Under the proposal, these databases would then be interconnected and mutually searchable by authorities across all participating member states.

The proposal also ramps up Europol’s data-gathering and exchange powers and extends the EU’s burgeoning ‘interoperability’ architecture, which looks set to continue expand in the years to come without concerted, substantial opposition.

The possibility of searching other member states’ police records means that hearsay or rumour can be passed across borders; it also hugely expands the possibilities for overtly political policing.

Recommendations from the position paper

1. Implement specific rules for Member States’ police databases prior to their connection to the Prüm II system, to ensure a high level of protection of fundamental rights;
2. Remove the sharing of Europol-held third-country biometric data and remove Europol’s own-initiative biometric searches, which lack a legal basis;
3. Add additional safeguards to the sharing of reference data, as well as more broadly throughout the Prüm system in order to align to the Law Enforcement Directive;
4. Request a thorough necessity and proportionality assessment of the proposal for Prüm II, including requiring evidence and statistics to clarify whether the current framework is effective.

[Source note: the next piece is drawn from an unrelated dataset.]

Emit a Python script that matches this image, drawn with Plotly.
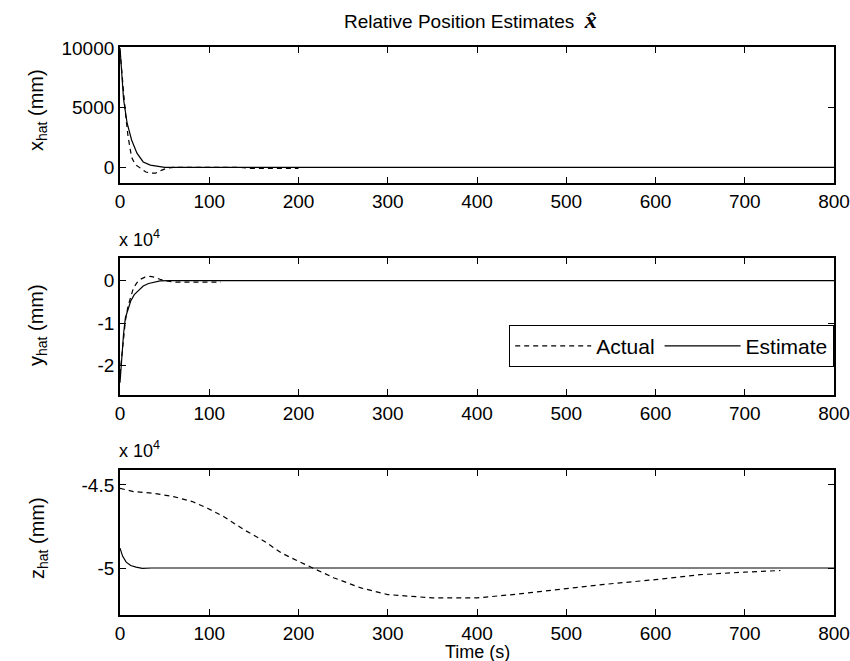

If not, the co-legislators should delete all elements of the proposal that are not demonstrably necessary and proportionate;
5. Delete the large-scale automated exchange of unidentified DNA data;
6. Ensure all searches can only be undertaken on the basis of genuinely individual cases, and only in the event of serious crimes, with additional safeguards;
7. Grant member states a meaningful right of refusal before the exchange of personal data;
8. Fully reject the inclusion of facial image exchange in Prüm II due to the serious risks of fundamental rights violations;
9. Limit the definition of police records to ensure that biased assumptions, hear-say and other illegitimate records will not be shared via Prüm II;
10. Resist the attempt to add national driving license systems, which would treat whole populations as if they are suspected of serious crimes

Read the position paper here

Opposition needed

The goal is to have the expanded network up and running by 2027. The Council has already reached its negotiating position, and MEPs will start debating the proposal soon.

The UK may also be invited to participate, under the terms of the Trade and Cooperation Agreement (TCA) signed between the EU and UK at the end of 2020.

The proposal “has been mentioned in meetings between the Commission and UK authorities relating to law enforcement and judicial cooperation,” a Commission press officer told Statewatch in February, but so far “neither the content of the… proposal, nor the possible application of Article 541 of the EU UK Trade and Cooperation Agreement [allowing the UK to opt-in to an expanded Prüm network] have been discussed.”